Managing Across Cultures
This module is designed to provide an in-depth and theoretically informed consideration of the complexities of managing across cultures within the context of people management practices. The module 'Managing Across Cultures' explores the link between national, regional, industry and organisational cultures. It draws upon cultural theorists in order to explore cultural dimensions related to time, space and change; cross-cultural communication; co-operation in multicultural teams. It allows for an exploration and understanding of how cultural differences are, and can be, addressed by individuals involved in managing across cultures. The module also enables students to develop a range of skills to perform effectively in a cross-cultural team setting.

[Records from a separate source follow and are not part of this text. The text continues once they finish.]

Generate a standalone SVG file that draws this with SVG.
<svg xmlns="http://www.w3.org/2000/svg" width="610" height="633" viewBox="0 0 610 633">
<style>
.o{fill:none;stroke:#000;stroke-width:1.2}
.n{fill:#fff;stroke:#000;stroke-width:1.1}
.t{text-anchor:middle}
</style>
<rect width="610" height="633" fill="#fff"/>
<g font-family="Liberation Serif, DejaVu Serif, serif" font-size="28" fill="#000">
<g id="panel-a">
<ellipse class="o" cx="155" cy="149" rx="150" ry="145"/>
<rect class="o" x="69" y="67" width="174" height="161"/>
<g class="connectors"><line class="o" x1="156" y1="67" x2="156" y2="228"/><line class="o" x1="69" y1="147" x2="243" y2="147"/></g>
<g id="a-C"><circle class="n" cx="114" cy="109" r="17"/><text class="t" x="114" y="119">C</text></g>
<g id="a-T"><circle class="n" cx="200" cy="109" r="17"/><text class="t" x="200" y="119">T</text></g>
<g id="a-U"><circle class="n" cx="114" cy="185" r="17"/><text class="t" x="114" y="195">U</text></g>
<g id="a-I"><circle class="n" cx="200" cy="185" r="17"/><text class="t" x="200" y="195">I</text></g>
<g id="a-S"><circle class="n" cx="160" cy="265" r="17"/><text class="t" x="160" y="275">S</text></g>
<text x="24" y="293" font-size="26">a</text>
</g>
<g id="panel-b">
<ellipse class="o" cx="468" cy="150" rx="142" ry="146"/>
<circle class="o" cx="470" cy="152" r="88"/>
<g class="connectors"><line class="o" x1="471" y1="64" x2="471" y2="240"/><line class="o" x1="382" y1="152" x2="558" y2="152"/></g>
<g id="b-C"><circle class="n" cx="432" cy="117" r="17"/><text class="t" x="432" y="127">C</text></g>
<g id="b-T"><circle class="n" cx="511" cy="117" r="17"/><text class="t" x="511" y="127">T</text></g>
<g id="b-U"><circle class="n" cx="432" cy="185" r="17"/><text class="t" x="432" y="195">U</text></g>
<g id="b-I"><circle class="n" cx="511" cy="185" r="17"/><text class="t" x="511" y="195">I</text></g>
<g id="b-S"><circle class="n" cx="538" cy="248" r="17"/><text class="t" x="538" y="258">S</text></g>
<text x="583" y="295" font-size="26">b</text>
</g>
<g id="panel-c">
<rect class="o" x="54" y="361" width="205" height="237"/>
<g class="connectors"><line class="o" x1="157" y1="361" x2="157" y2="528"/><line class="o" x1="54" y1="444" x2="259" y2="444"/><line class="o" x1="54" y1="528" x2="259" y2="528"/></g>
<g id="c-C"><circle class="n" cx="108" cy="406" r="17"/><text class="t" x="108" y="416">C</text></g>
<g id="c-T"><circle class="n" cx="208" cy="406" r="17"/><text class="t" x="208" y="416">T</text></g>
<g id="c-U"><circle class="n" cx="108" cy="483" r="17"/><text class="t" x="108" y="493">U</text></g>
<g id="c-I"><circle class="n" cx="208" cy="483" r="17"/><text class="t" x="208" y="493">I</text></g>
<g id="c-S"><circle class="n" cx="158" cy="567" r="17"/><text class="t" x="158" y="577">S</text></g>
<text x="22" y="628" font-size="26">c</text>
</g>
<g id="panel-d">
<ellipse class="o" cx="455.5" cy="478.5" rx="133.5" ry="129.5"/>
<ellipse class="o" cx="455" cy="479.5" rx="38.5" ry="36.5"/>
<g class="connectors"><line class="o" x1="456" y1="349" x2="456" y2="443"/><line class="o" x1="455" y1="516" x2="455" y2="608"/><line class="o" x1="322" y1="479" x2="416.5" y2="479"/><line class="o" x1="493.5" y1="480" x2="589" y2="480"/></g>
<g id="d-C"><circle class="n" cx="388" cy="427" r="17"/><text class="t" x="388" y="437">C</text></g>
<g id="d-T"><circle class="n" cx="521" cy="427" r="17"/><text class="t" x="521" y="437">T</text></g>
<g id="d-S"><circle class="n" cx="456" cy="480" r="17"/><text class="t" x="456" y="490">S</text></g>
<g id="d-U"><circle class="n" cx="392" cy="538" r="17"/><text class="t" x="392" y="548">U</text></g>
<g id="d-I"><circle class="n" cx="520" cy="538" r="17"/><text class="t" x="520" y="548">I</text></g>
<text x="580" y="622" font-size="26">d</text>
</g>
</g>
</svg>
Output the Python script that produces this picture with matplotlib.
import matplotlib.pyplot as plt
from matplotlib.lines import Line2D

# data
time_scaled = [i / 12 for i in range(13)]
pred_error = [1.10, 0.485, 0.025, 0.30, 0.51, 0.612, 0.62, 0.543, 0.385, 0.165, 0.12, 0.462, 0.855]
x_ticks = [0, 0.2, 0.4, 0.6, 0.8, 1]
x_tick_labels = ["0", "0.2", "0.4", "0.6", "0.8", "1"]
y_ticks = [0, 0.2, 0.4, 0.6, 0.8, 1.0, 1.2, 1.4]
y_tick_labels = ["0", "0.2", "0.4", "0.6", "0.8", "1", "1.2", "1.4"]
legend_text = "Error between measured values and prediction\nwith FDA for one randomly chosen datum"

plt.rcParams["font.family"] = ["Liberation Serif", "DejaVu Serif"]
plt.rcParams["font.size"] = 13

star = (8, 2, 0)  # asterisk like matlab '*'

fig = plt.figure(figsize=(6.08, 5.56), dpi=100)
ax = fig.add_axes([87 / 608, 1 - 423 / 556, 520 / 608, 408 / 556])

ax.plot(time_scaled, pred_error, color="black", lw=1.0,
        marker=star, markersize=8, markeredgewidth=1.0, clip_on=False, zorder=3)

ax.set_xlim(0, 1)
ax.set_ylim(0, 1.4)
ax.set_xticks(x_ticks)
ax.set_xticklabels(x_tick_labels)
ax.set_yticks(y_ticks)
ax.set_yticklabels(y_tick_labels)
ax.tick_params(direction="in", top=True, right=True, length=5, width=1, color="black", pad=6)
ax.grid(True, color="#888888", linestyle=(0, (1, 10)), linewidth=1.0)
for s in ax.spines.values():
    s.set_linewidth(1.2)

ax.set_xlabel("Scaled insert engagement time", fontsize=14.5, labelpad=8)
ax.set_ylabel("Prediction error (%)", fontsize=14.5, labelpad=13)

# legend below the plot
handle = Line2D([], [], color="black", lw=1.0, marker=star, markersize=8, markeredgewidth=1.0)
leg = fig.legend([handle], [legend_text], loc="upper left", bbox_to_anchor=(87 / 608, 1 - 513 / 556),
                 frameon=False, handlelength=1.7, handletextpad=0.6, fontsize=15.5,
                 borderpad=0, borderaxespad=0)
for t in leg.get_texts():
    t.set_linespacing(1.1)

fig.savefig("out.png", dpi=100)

Postgraduate Research Methodology
The module explores a range of contemporary management attributes and skills, and their application contexts. The choice of specific attributes and skills will be influenced by the students themselves, but may include some of the following issues: leadership, teambuilding, communication, consultancy skills, negotiation and influencing, giving and receiving feedback, presentation skills, interviewing skills, media handling, critical thinking, creative thinking, and mentoring and coaching. The module 'Postgraduate Research Methodology' looks at models and competence frameworks for management and leadership, the concepts behind models of management learning processes, and practical self-development and self-diagnostic tools, including an understanding of continuing professional development.
Elective: Comparative Employment Relations
The module explores the functional and strategic requirements of international employment relations in an int. context and how int. issues of economic, technological, political, cultural, environmental and social pressures impact on int. employment relations. It also explores the theory and evidence for convergence and globalisation in employment relations practices, and critically assesses the methodological issues behind such comparative int. research.

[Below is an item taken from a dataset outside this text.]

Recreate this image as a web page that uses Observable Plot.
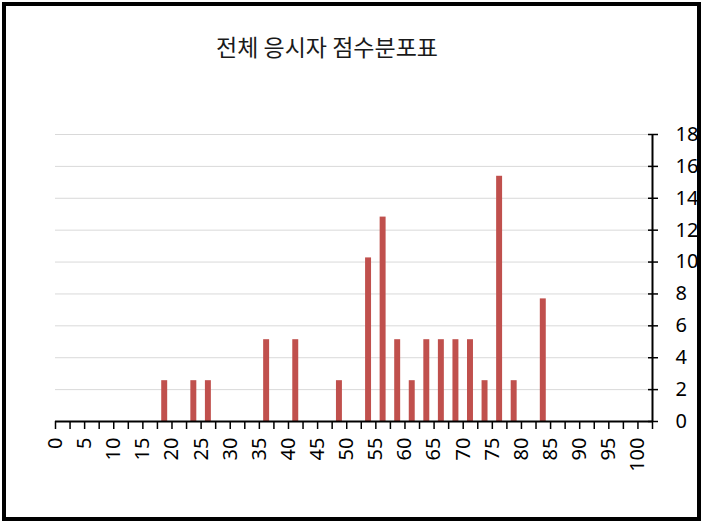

Elective: People Resourcing
The module 'People Resourcing' aims to develop a critical knowledge and understanding of key people resourcing and talent management strategies within the wider national and international employment market. It covers attraction, selection and retention of employees and the alternative interventions that can be utilised to suit the needs of the business. Current resourcing issues such as flexibility, employee engagement, work life balance and the debate about outsourcing and off shoring are key elements of the module.
Elective: Leadership and Management Development
The module begins by exploring how views on leadership and management development have evolved during the 20th and early 21st centuries. It then goes on to examine the recognition of the need for leadership at all levels in the organisation from chief executives to first line managers. The module will cover the full cycle of organisational objectives, needs analysis, design, implementation and evaluation. Contribution to organisational effectiveness is an overarching theme.
Carolina Pastor Carceller, Spain
At University of Hertfordshire, the classes were more academic and reflective with a special focus on research, which helped me develop my analytical skills.